Getty Images / Lior Zaltzman
On the eve of his departure to Washington this week, Benjamin Netanyahu told the Israeli press assembled on the airport tarmac that he had a “sacred duty” to do everything in his power to protect Israel and the Jewish people from existential threats. As Netanyahu has said nearly every time he’s made a public address over the last decade or so, he believes that Iran is out to destroy the state of Israel. More recently, the Israeli prime minister has amped up his fear message with his frequent insistence that the only safe place for Jews to live is the state of Israel. In reality, Israel is a far more dangerous place for a Jew to live — just look at the relative casualty counts. And Netanyahu has not only made Israel a more dangerous place for Jews, but he has made them more vulnerable in the Diaspora as well.
In fact, you could argue that Netanyahu’s policies have made Jews — in Israel and around the world — more vulnerable than they have been at any time since 1948.
On Netanyahu’s watch, the Israeli military launched two military campaigns against Gaza in as many years. On both occasions, hundreds of thousands of Israeli civilians came under rocket fire from Gaza. Children spent their summers in bomb shelters, while parents living on the Gaza border tried to keep from panicking every time an air raid siren caught them more than 30 seconds from the nearest safe room. Seventy-one Israelis were killed in last summer’s war, and another six were killed in the 2013 operation called Pillar of Defense. The media and military experts credited the air defense system known as Iron Dome with minimizing Israeli civilian casualties, with the Israeli foreign ministry even presenting a Hanukkah menorah designed like a mini Iron Dome to U.S. ambassador Dan Shapiro.

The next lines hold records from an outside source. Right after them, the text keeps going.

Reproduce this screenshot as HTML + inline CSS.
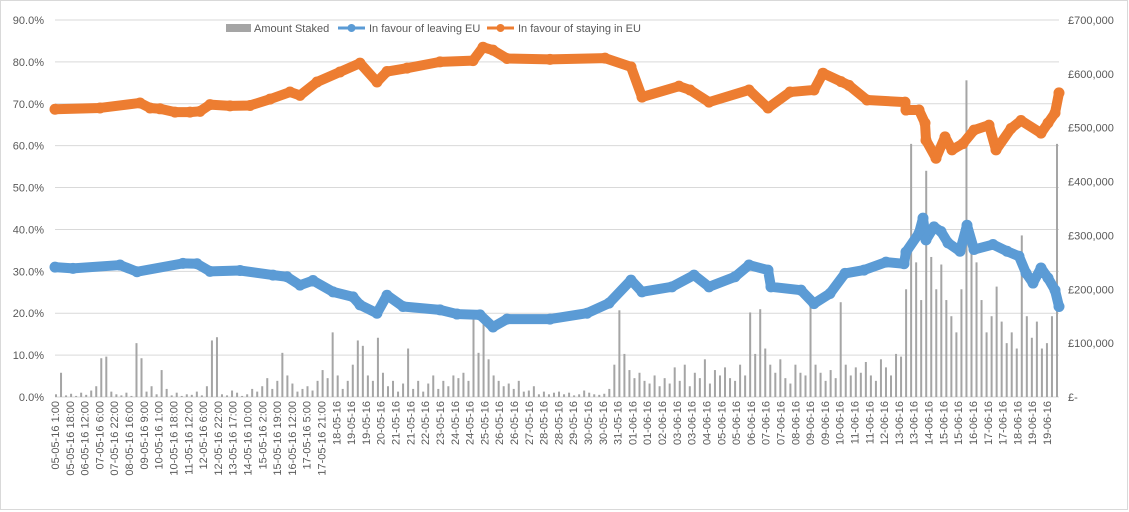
<!DOCTYPE html>
<html><head><meta charset="utf-8">
<style>
html,body{margin:0;padding:0;background:#fff;}
svg{display:block;font-family:"Liberation Sans",sans-serif;}
</style></head>
<body>
<svg id="chart" width="1129" height="512" viewBox="0 0 1129 512" xmlns="http://www.w3.org/2000/svg">
<rect x="0.5" y="0.5" width="1127" height="509" fill="#fff" stroke="#D9D9D9"/>
<g id="grid"></g><g id="bars"></g><g id="lines"></g><g id="axes"></g><g id="legend"></g>
</svg>
<script>
// Data (observation index 0..1004 along x axis)
const leftTicks = [0,10,20,30,40,50,60,70,80,90];
const rightTicks = ["£-","£100,000","£200,000","£300,000","£400,000","£500,000","£600,000","£700,000"];
const xLabels = ["05-05-16 1:00","05-05-16 18:00","06-05-16 12:00","07-05-16 6:00","07-05-16 22:00","08-05-16 16:00","09-05-16 9:00","10-05-16 1:00","10-05-16 18:00","11-05-16 12:00","12-05-16 6:00","12-05-16 22:00","13-05-16 17:00","14-05-16 10:00","15-05-16 2:00","15-05-16 19:00","16-05-16 12:00","17-05-16 5:00","17-05-16 21:00","18-05-16","19-05-16","19-05-16","20-05-16","21-05-16","21-05-16","22-05-16","23-05-16","24-05-16","24-05-16","25-05-16","26-05-16","26-05-16","27-05-16","28-05-16","28-05-16","29-05-16","30-05-16","30-05-16","31-05-16","01-06-16","01-06-16","02-06-16","03-06-16","03-06-16","04-06-16","05-06-16","05-06-16","06-06-16","07-06-16","07-06-16","08-06-16","09-06-16","09-06-16","10-06-16","11-06-16","11-06-16","12-06-16","13-06-16","13-06-16","14-06-16","15-06-16","15-06-16","16-06-16","17-06-16","17-06-16","18-06-16","19-06-16","19-06-16"];
const remainIdx = [0,45,85,95,105,120,135,145,155,175,195,215,235,245,262,285,305,322,332,352,385,418,428,438,452,495,550,576,587,624,635,654,694,713,735,759,768,786,794,812,850,851,864,870,871,881,890,897,908,919,934,941,956,966,986,993,1000,1004];
const remainVals = [68.7,69,70.2,69,68.8,68,68,68.2,69.8,69.5,69.6,71.1,72.8,72,75.2,77.6,79.7,75.2,77.7,78.5,80,80.3,83.5,82.8,80.8,80.6,80.9,78.8,71.6,74.2,73.3,70.4,73.3,69,72.8,73.3,77.3,75.3,74.4,70.9,70.4,68.5,68.5,65.4,61.3,57,62.1,59,60.5,63.7,64.9,59,64.1,66,63,65.4,67.8,72.6,69,72,74.1,77.6];
remainIdx.length = remainVals.length;
const leaveIdx = [0,18,65,82,128,142,155,185,218,232,245,258,278,298,305,322,332,348,385,402,425,438,452,495,532,554,576,587,617,639,654,680,694,713,716,746,759,775,790,809,831,849,851,864,868,871,879,886,893,905,912,919,938,952,964,971,978,986,993,1000,1004];
const leaveVals = [31,30.7,31.5,29.9,31.9,31.8,30,30.2,29.1,28.7,26.7,27.8,25.1,23.9,22,20,24.3,21.6,20.8,19.8,19.6,16.7,18.6,18.6,20,22.4,27.9,25.1,26.3,29.1,26.3,28.7,31.5,30.3,26.3,25.5,22.3,24.7,29.5,30.3,32.2,31.8,34.6,39.1,42.7,37.5,40.6,39.5,36.8,34.8,41,35.2,36.4,34.8,33.6,29.6,27.2,30.8,28.4,25.5,21.6];
leaveIdx.length = leaveVals.length;
const stakes = [5,45,3,6,2,8,4,12,20,72, 75,10,5,3,8,2,100,72,10,20, 5,50,15,3,8,2,5,4,10,3, 20,105,111,5,3,12,8,2,5,15, 10,20,35,15,30,82,40,25,10,15, 20,12,30,50,35,120,40,15,30,60, 105,95,40,30,110,45,20,30,10,25, 90,15,30,10,25,40,15,30,20,40, 35,45,30,148,82,155,70,40,30,20, 25,15,30,10,12,20,5,10,5,8, 10,5,8,3,5,12,8,5,4,6, 15,60,161,80,50,35,45,30,25,40, 20,35,25,55,30,60,20,45,35,70, 25,50,40,55,35,30,60,40,157,80, 163,90,60,45,70,35,25,60,45,40, 170,60,45,30,50,35,176,60,40,55, 45,65,40,30,70,55,40,80,75,200, 470,250,180,420,260,200,246,180,150,120, 200,588,285,250,180,120,150,205,140,100, 120,90,300,150,110,140,90,100,150,470];

const NS="http://www.w3.org/2000/svg";
const X0=55, X1=1059, Y0=397, Y90=20;
const xs = i => X0 + i;
const yL = v => Y0 - (v/90)*(Y0-Y90);
const yR = v => Y0 - (v/700)*(Y0-Y90);
function mk(tag, attrs, parent){const e=document.createElementNS(NS,tag);for(const k in attrs)e.setAttribute(k,attrs[k]);parent.appendChild(e);return e;}
const grid=document.getElementById('grid'), axes=document.getElementById('axes');
leftTicks.forEach(t=>{
  const l=mk('line',{x1:X0,x2:X1,y1:yL(t),y2:yL(t),stroke:'#D9D9D9','stroke-width':1},grid);
  
  
  const tx=mk('text',{x:44,y:yL(t)+4,'text-anchor':'end','font-size':11,fill:'#595959'},axes);
  tx.textContent=t.toFixed(1)+'%';
  
  
});
rightTicks.forEach((t,i)=>{
  const tx=mk('text',{x:1068,y:yR(i*100)+4,'font-size':11,fill:'#595959'},axes);
  tx.textContent=t;
  
  
});
const step=(1047-X0)/(xLabels.length-1);
xLabels.forEach((t,i)=>{
  const x=X0+i*step+4;
  const tx=mk('text',{x:x,y:401,transform:`rotate(-90 ${x} 401)`,'text-anchor':'end','font-size':11,fill:'#595959'},axes);
  tx.textContent=t;
  
  
});
const bars=document.getElementById('bars');
const bstep=(X1-X0-3)/(stakes.length-1);
stakes.forEach((v,i)=>{
  const x=X0+1+i*bstep;
  const r=mk('rect',{x:x-1,y:yR(v),width:2,height:Y0-yR(v),fill:'#A5A5A5'},bars);
  
  
});
const lines=document.getElementById('lines');
function series(idx, vals, color, name){
  const pts=idx.map((k,i)=>[xs(k),yL(vals[i])]);
  const p=mk('polyline',{points:pts.map(p=>p.join(',')).join(' '),fill:'none',stroke:color,'stroke-width':10,'stroke-linejoin':'round','stroke-linecap':'round'},lines);
  
  
  pts.forEach(q=>{
    const c=mk('circle',{cx:q[0],cy:q[1],r:5.5,fill:color},lines);
    
    
  });
}
series(leaveIdx, leaveVals, '#5B9BD5', 'leave');
series(remainIdx, remainVals, '#ED7D31', 'remain');
const lg=document.getElementById('legend');
const sw=mk('rect',{x:226,y:24,width:25,height:8,fill:'#A5A5A5'},lg);


const t1=mk('text',{x:254,y:32,'font-size':11,fill:'#595959'},lg);t1.textContent='Amount Staked';


[[338,'#5B9BD5','In favour of leaving EU','legend-entry-leave'],[487,'#ED7D31','In favour of staying in EU','legend-entry-remain']].forEach(e=>{
  const l=mk('line',{x1:e[0],x2:e[0]+27,y1:28,y2:28,stroke:e[1],'stroke-width':3},lg);
  
  
  const c=mk('circle',{cx:e[0]+13.5,cy:28,r:4,fill:e[1]},lg);
  
  
  const t=mk('text',{x:e[0]+31,y:32,'font-size':11,fill:'#595959'},lg);t.textContent=e[2];
  
  
});
</script>
</body></html>
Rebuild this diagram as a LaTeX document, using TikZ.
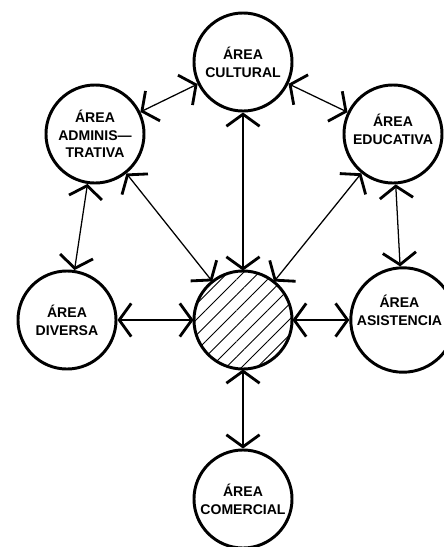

Iron Dome is, as most people know, funded by the United States, with emergency additional funding approved by Congress during last summer’s war. Democratic Senator Dianne Feinstein was among the leaders of the initiative to expedite emergency help to Israel. But on Sunday she said on CNN’s Face the Nation that Netanyahu was “arrogant” and “did not represent” her as a Jewish American. Will she be as quick to support Israel in the future, now that Netanyahu has so openly insulted President Obama and the Democrats? It’s hard to say, but certainly dividing American support for Israel, which for years was unswerving and bipartisan, makes Israel look vulnerable in the international arena.
When Jews were targeted by radical Islamists who, claiming they were inspired or deployed by the so-called Islamic State, gunned down children at a school in Toulouse and customers at a kosher supermarket in Paris, Netanyahu’s response was to say that Jews didn’t belong in Europe and should all move to Israel — where Jews are even more vulnerable to political violence. As several Jewish community leaders noted, with quite a bit of asperity, they did not appreciate the prime minister of Israel undermining their position as citizens of Europe who belonged there just as much as non-Jews. They weren’t too impressed by his denigrating the value of Jewish culture in the Diaspora, either.
Netanyahu has in recent years styled himself as a sort of Old Testament prophet endowed with Churchillian prescience. Speaking to AIPAC on Monday, the Israeli prime minister reiterated that he was morally obligated to speak up for the Jews. He has claimed to be an emissary for the Jews, but, as Feinstein said on Face the Nation, he does not represent her. And it seems that quite a few American Jews, the vast majority of whom vote Democrat, are pretty uncomfortable at hearing Netanyahu claim he represents their interests.
We all know that Netanyahu thinks any deal with Iran would be bad for the Jews. The leaders of the Israeli Intelligence community disagree with him. The head of Aman, Israeli military Intelligence, said at the Herzliya Conference last year that the multilateral talks with Iran were substantive and serious. Former Mossad director Efraim Halevy has openly criticized Netanyahu for describing Iran as an existential threat. And Meir Dagan, the Mossad director who preceded Tamir Pardo (the current Mossad head), said that Netanyahu was “…the person that has caused Israel the most strategic damage when it comes to the Iranian issue.”
And yet, despite all the evidence to the contrary, Netanyahu still got 16,000 Jewish Americans gathered for his AIPAC speech on Monday to offer a standing ovation when he repeated that all he cared about was the safety and security of the Jewish people.